Aku sebenarnya sudah gemas dan ingin meminta cowok itu untuk berhenti membuat status yang sering disalahartikan oleh gadis-gadis. Tapi katanya ia hanya senang suasana pedesaan. Ia bosan tinggal di perkotaan padat tempat kami bermukim sekarang.
Mungkin Noni benar, video itu cerminan isi hati Raka yang ingin kembali ke desa tempat ia dibesarkan. Tapi walaupun ia memilih pensiun di desa, aku yakin bukan Noni yang dia inginkan untuk menemani. Â
Noni pernah menyesal pulang sekolah terlalu awal gara-gara Raka memasang status gambar berupa foto sepatu di lantai dekat parkiran sekolah, dan memberi caption: menunggumu. Foto itu menggambarkan Raka sedang berdiri menunggu seseorang dan iseng memotret sepatunya dari tempatnya berdiri.
"Jangan-jangan dia menungguku lewat, Wita. Padahal aku pulang cepat karena sakit kepala. Aku menyesal dan merasa bersalah."
"Ehm...kalau kau yang ditunggu, bukankah lebih mudah chat langsung daripada memasang foto yang bisa mengandung jutaan arti?" tanyaku rasional.
Noni hanya bergumam, pasti akal sehatnya menerima logikaku.
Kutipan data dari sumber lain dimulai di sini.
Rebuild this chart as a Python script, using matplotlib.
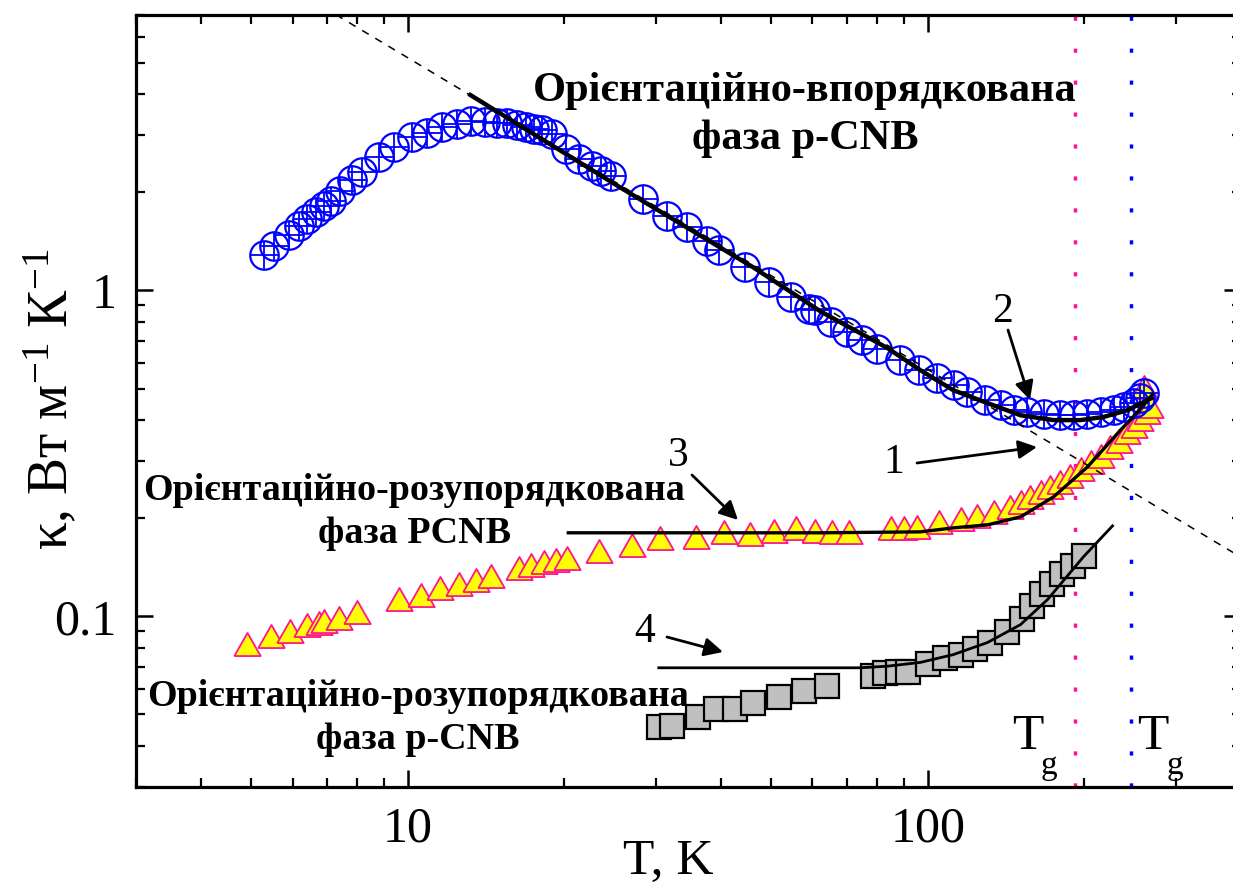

Hanya saja akalnya sedang tidak sehat, terjangkit virus cinta buta.
Kali lain Noni menarikku dan mengajakku ke pojok sekolah, hanya untuk mendiskusikan bunga kana di status Raka.
Bunga kana kuning yang terayun-ayun ditiup angin, segar dengan titik sisa hujan memenuhi kelopaknya.
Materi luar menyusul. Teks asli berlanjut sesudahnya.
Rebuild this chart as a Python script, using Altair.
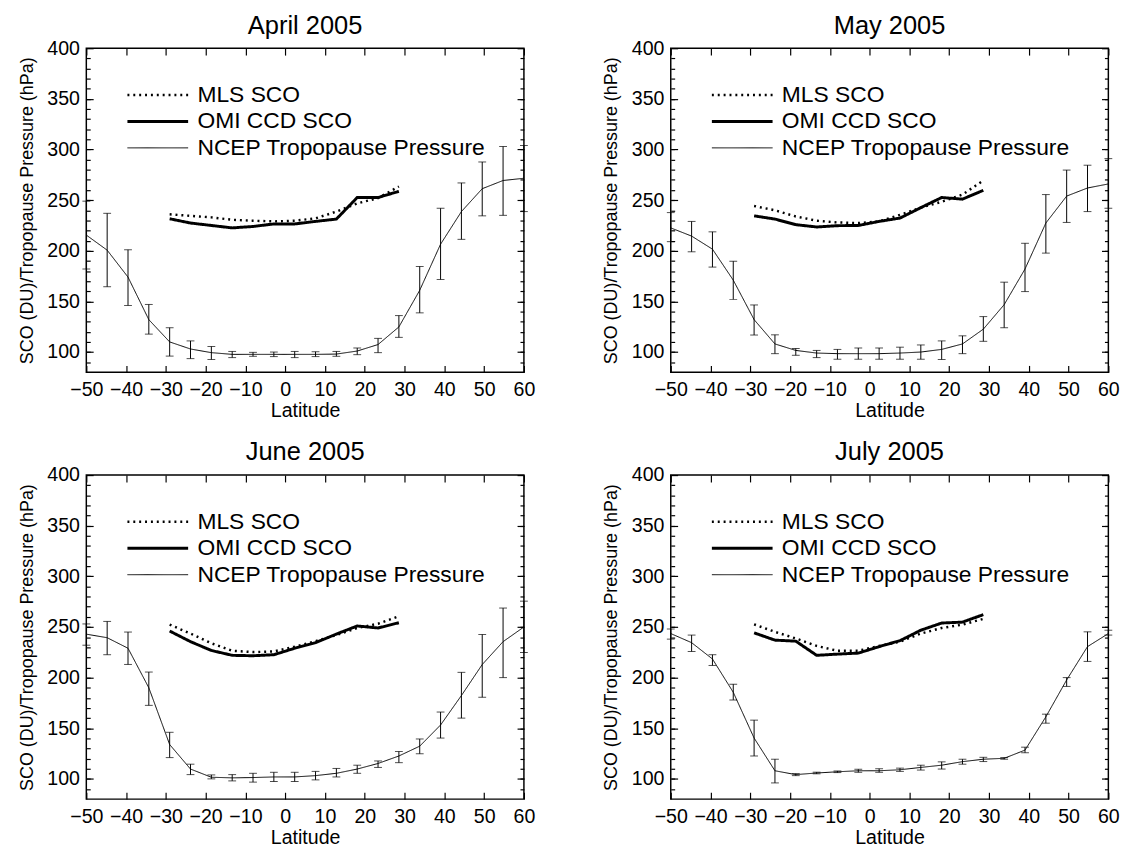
import altair as alt
import pandas as pd

FONT = "Liberation Sans"
W, H = 447, 331

lat = [-50.0, -44.76, -39.52, -34.29, -29.05, -23.81, -18.57, -13.33, -8.10, -2.86, 2.38,
       7.62, 12.86, 18.10, 23.33, 28.57, 33.81, 39.05, 44.29, 49.52, 54.76, 60.0]
sco_lat = [-29.05, -23.81, -18.57, -13.33, -8.10, -2.86, 2.38, 7.62, 12.86, 18.10, 23.33, 28.57]

x_ticks = [-50, -40, -30, -20, -10, 0, 10, 20, 30, 40, 50, 60]
y_major = [100, 150, 200, 250, 300, 350, 400]
y_minor = [90, 100, 110, 120, 130, 140, 150, 160, 170, 180, 190, 200, 210, 220, 230, 240,
           250, 260, 270, 280, 290, 300, 310, 320, 330, 340, 350, 360, 370, 380, 390]

series_order = ["MLS SCO", "OMI CCD SCO", "NCEP Tropopause Pressure"]

ncep_apr = [215.5, 200.6, 174, 132, 110, 103, 99.4, 97.7, 97.7, 97.7, 97.7, 97.7, 98, 101, 107.4,
            124.8, 161, 206.5, 238.7, 261.3, 269.4, 271.6]
lo_apr = [182, 164.5, 146, 117.7, 96, 93.5, 92.6, 94.5, 95.8, 95.5, 94.5, 95.5, 95.8, 97.4, 99.4,
          114.5, 138.7, 171.6, 211.3, 234.5, 235, 238.7]
hi_apr = [249, 237, 201, 147, 124, 111, 105.5, 100.6, 99.7, 100, 100.6, 100.3, 100.6, 104, 113.5,
          136, 184.5, 242, 267, 287.7, 303, 304]
mls_apr = [236, 234.5, 233, 230.6, 229.7, 229, 229.7, 232, 238.7, 246.8, 252, 263.5]
omi_apr = [231.6, 227.4, 225, 222.6, 224, 226.5, 226.5, 229, 231.3, 252.6, 252.6, 258.7]

ncep_may = [222.6, 214.5, 201.6, 171, 132, 108, 101.6, 99, 98.4, 98.4, 98.4, 99, 100, 102.6, 108,
            122.6, 146.8, 182, 227.4, 254, 262, 266]
lo_may = [209, 199, 183.9, 152, 116.8, 98.4, 96.8, 94.5, 92.9, 92.9, 92.9, 92.9, 92.9, 92.6, 98.4,
          110.6, 124, 159.7, 197.7, 228, 238.7, 242]
hi_may = [237.7, 229, 218.7, 189.7, 146.5, 117, 103.5, 101.6, 102.6, 104, 104, 104.8, 107, 111, 116,
          135, 169, 207.4, 255.5, 279.7, 284.5, 291]
mls_may = [244.2, 240, 233.9, 229.7, 228, 227.4, 229, 235.5, 242.6, 248.4, 255.5, 269.4]
omi_may = [234.5, 231.3, 225.8, 223.5, 224.8, 225, 229, 232.3, 242.6, 252.6, 251, 259.7]

ncep_jun = [242.9, 239.4, 229, 190, 133.9, 109.7, 101.6, 101, 101.3, 101.9, 101.9, 103.2, 105.5,
            109.7, 115.2, 122.6, 132.3, 153.2, 182.3, 212.9, 235.5, 250]
lo_jun = [232, 222.6, 213, 172.6, 121, 104.2, 100, 98, 96.8, 97.4, 97.4, 99, 101.9, 105.5, 111.3,
          116, 124.8, 140.3, 160, 180.6, 200, 224.8]
hi_jun = [253, 255.5, 245, 205.5, 146, 114.5, 103.9, 104.2, 105.5, 106.5, 106.5, 107.4, 110.3,
          113.5, 117.7, 127, 139.4, 166, 205.2, 242.6, 268.7, 275.5]
mls_jun = [252.3, 243.5, 233.9, 226.5, 225.2, 225.8, 230.6, 236, 242, 249, 253.2, 260.6]
omi_jun = [246, 235.5, 226.8, 222, 221.6, 222.6, 229, 234.5, 243, 251, 249, 254.2]

ncep_jul = [243.5, 234.5, 218.4, 185.5, 140.3, 108, 104.2, 105.8, 107, 108, 108, 109, 111.3, 113.5,
            117, 119.4, 120.3, 128.4, 161.3, 197.7, 230.6, 243.5]
lo_jul = [238, 225.8, 212, 178, 122.6, 96, 103.2, 105, 106.2, 106.5, 106.5, 107.4, 108.7, 109.7,
          114.5, 117.1, 119.4, 125.8, 155, 191.3, 216, 242]
hi_jul = [248, 242, 222.6, 193.5, 158, 119.4, 105.2, 106.6, 107.8, 109.5, 110, 110.6, 113.5, 116.8,
          119.4, 121.3, 121, 131.3, 163.9, 200, 245.2, 246.8]
mls_jul = [252.6, 245.2, 238.7, 231.3, 226.5, 226.5, 231.3, 235.5, 243.5, 249, 252.3, 258]
omi_jul = [244.2, 237, 236, 222, 223.2, 224.2, 230.6, 236.5, 246.8, 253.9, 254.8, 262.2]

xs = alt.Scale(domain=[-50, 60], nice=False, zero=False)
ys = alt.Scale(domain=[80, 400], nice=False, zero=False)


def tick_axis(orient, values, size):
    # inward-pointing tick marks: the axis is pulled inside the frame by its own tick length
    return alt.Axis(orient=orient, values=values, ticks=True, tickSize=size, tickColor="black",
                    tickWidth=1.2, tickOpacity=1, labels=False, domain=False, grid=False,
                    title=None, offset=-size)


x_labels = alt.Axis(orient="bottom", values=x_ticks, title="Latitude", ticks=False, domain=False,
                    grid=False, labelPadding=8, labelFontSize=20, titleFontSize=20,
                    titlePadding=1, labelFlush=False)
y_labels = alt.Axis(orient="left", values=y_major, title="SCO (DU)/Tropopause Pressure (hPa)",
                    ticks=False, domain=False, grid=False, labelPadding=7, labelFontSize=20,
                    titleFontSize=18.3, titlePadding=11, labelFlush=False)

dash_scale = alt.Scale(domain=series_order, range=[[2, 4], [1, 0], [1, 0]])
width_scale = alt.Scale(type="ordinal", domain=series_order, range=[2.5, 3, 1])


def panel(title, ncep, lo, hi, mls, omi):
    err = pd.DataFrame({"lat": lat, "lo": lo, "hi": hi})
    sco = pd.DataFrame({
        "lat": sco_lat + sco_lat,
        "value": mls + omi,
        "series": [series_order[0]] * len(mls) + [series_order[1]] * len(omi),
    })
    trop = pd.DataFrame({"lat": lat, "value": ncep, "series": [series_order[2]] * len(ncep)})

    rules = alt.Chart(err).mark_rule(color="black", strokeWidth=1).encode(
        x=alt.X("lat:Q", scale=xs, axis=x_labels),
        y=alt.Y("lo:Q", scale=ys, axis=y_labels), y2="hi:Q")
    cap_lo = alt.Chart(err).mark_tick(orient="horizontal", size=8, thickness=1, color="black").encode(
        x=alt.X("lat:Q", scale=xs, axis=tick_axis("bottom", x_ticks, 7)),
        y=alt.Y("lo:Q", scale=ys, axis=tick_axis("left", y_major, 7)))
    cap_hi = alt.Chart(err).mark_tick(orient="horizontal", size=8, thickness=1, color="black").encode(
        x=alt.X("lat:Q", scale=xs, axis=tick_axis("top", x_ticks, 7)),
        y=alt.Y("hi:Q", scale=ys, axis=tick_axis("left", y_minor, 4)))
    legend = alt.Legend(title=None)
    sco_lines = alt.Chart(sco).mark_line(color="black").encode(
        x=alt.X("lat:Q", scale=xs, axis=None),
        y=alt.Y("value:Q", scale=ys, axis=tick_axis("right", y_major, 7)),
        strokeDash=alt.StrokeDash("series:N", scale=dash_scale, legend=legend),
        strokeWidth=alt.StrokeWidth("series:N", scale=width_scale, legend=legend),
    )
    trop_line = alt.Chart(trop).mark_line(color="black").encode(
        x=alt.X("lat:Q", scale=xs, axis=None),
        y=alt.Y("value:Q", scale=ys, axis=tick_axis("right", y_minor, 4)),
        strokeDash=alt.StrokeDash("series:N", scale=dash_scale, legend=legend),
        strokeWidth=alt.StrokeWidth("series:N", scale=width_scale, legend=legend),
    )
    lay = alt.layer(rules, cap_lo, cap_hi, sco_lines, trop_line).resolve_axis(
        x="independent", y="independent")
    return lay.properties(
        width=W, height=H,
        title=alt.TitleParams(title, fontSize=26, font=FONT, fontWeight="normal",
                              color="black", offset=0))


chart = alt.concat(
    panel("April 2005", ncep_apr, lo_apr, hi_apr, mls_apr, omi_apr),
    panel("May 2005", ncep_may, lo_may, hi_may, mls_may, omi_may),
    panel("June 2005", ncep_jun, lo_jun, hi_jun, mls_jun, omi_jun),
    panel("July 2005", ncep_jul, lo_jul, hi_jul, mls_jul, omi_jul),
    columns=2, spacing={"row": 18, "column": 66},
).resolve_scale(strokeDash="independent", strokeWidth="independent").configure_view(
    stroke="black", strokeWidth=1.5
).configure_axis(
    labelFont=FONT, titleFont=FONT, labelColor="black", titleColor="black",
    titleFontWeight="normal"
).configure_legend(
    orient="none", legendX=40.5, legendY=34.5, symbolType="stroke", symbolSize=3844,
    symbolStrokeColor="black", labelFont=FONT, labelFontSize=23.3, labelColor="black",
    clipHeight=26.5, rowPadding=0, padding=0, labelOffset=8, symbolOffset=0, labelLimit=0
).properties(
    background="white",
    padding={"left": 8, "top": -5, "right": 5, "bottom": 0},
)

chart.save("out.html", embed_options={"renderer": "svg", "actions": False})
"Apa kira-kira maksud statusnya kali ini, Wit? Apakah ia mengibaratkan aku sebagai bunga kana kuning segar ini? Kurasa mawar lebih tepat untuk menggambarkan aku?" gadis konyol itu bertanya serius.
"Hmm, bangun, Noni. Semua status Raka itu bukan buat kamu. Kenapa kamu tidak menanyakannya saja langsung?" tanyaku bosan.
"Pamali kalau gadis ngomong duluan, Wita!"
"Eh, sudah bukan zamannya pamali!"
"Tidak!" seru Noni. "Sampai kapanpun aku nggak akan ngomong langsung ke Raka kalau aku suka dia. Sebaliknya, daripada terus membuat tanda-tanda melalui status, kenapa dia tidak langsung saja menembakku?"
Aku melongo, lalu mencoba mengucapkan pelan-pelan pendapatku, agar diterima oleh otak Noni yang eror.
"Tanda-tanda yang kaumaksud itu...juga dilihat oleh ratusan kontak yang ada di ponsel Raka, Non. Bagaimana kamu bisa yakin bahwa tanda-tanda itu buatmu seorang?"
Noni cemberut mendengar kata-kataku, lalu dia langsung balik kanan meninggalkanku.
Aku sahabatnya yang tidak akan memberikan harapan palsu buat Noni. Aku tak akan berkata...waah betul kayaknya Raka naksir kamu, atau ucapan-ucapan semacam itu.
Aku tahu pasti karena video pedesaan itu dikirimkan oleh adik Raka melalui japri padaku, Â lalu Raka memintanya dan memasangnya sebagai status.
Foto sepatu itu adalah saat Raka menungguku pulang sampai sore karena bu Yayuk meminta bantuanku mengecek tugas ulangan biologi punya teman-teman, karena aku mendapatkan nilai full 100.
Lalu bunga kana kuning itu divideokan Raka dalam perjalanan pulang karena tampak sangat cantik tumbuh di tepi jalan. Bunga kana kuning banyak tumbuh di kampung kami berdua. Rupanya Raka memang sedang dilanda homesick.
Kami bertetangga. Besar bersama. Lalu aku sekolah di kota. Dan setahun setelah itu Raka menyusul. Kami berdua sudah diikat tali pertunangan oleh kedua orang tua kami.
Menjelaskan hubungan kami kepada teman-teman adalah hal  yang kami sepakat untuk dihindari. Maka, aku pun tak dapat menjelaskan hal yang sebenarnya pada Noni. Biarlah waktu yang akan menjelaskan segalanya.